Drukpa Kunley (1455-1529), the “Divine Madman”, was one of the most colorful and beloved teachers of the Kagyu faith in Bhutan, famous for his unorthodox way of propagating the teachings and for his earthy humor. He was born in Tibet but spent a long time in Bhutan, where he became the subject of many colorful and sometimes racy stories, renowned for his fondness of women and strong drink. He sits on an animal’s skin, often wearing an antelope skin across his torso as befitting an ascetic, playing the dramyen [a lute-like stringed musical instrument] with deep concentration. He married a Bhutanese wife, one of his numerous female disciples, and founded an important Bhutanese lineage that includes Bhutan’s fourth civil ruler. He is directly associated with the Chimi Lhakhang temple in Punakha where many famous relics, his personal effects and scriptures reside.

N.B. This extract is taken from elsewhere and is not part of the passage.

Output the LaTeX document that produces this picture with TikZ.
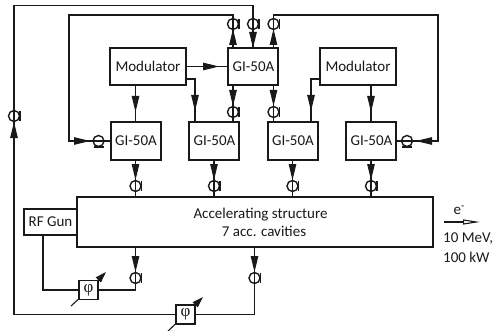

Zhabdrung Ngawang Namgyal (1594-1651) was the great unifier of Bhutan as a religious state in the 17th century and one of the most hallowed “three [religious] gems of Bhutan” [the other two being Buddha Sakyamuni and Padmasambhava]. Around 1616 he came to Bhutan from Ralung in southern Tibet after a bitter conflict over his succession as the Chief Abbot of Ralung Monastery. He accepted an invitation to Bhutan offered by followers of the Drukpa Kagyu school, gradually consolidating his power in western Bhutan over the course of the next ten years. From there he spread his influence into central and eastern portions of the country. He is shown with a long pointed dark beard reaching down to his belt or waist, and in later depictions he is seen wearing a meditation belt or band under his upper monks robe. He is often shown holding a long-life vase and wearing the ceremonial Drukpa Kagyu headdress (gomsha). His death was keep a state secret for 56 years during which time he was treated as if he were alive and in retreat, served by two attendants.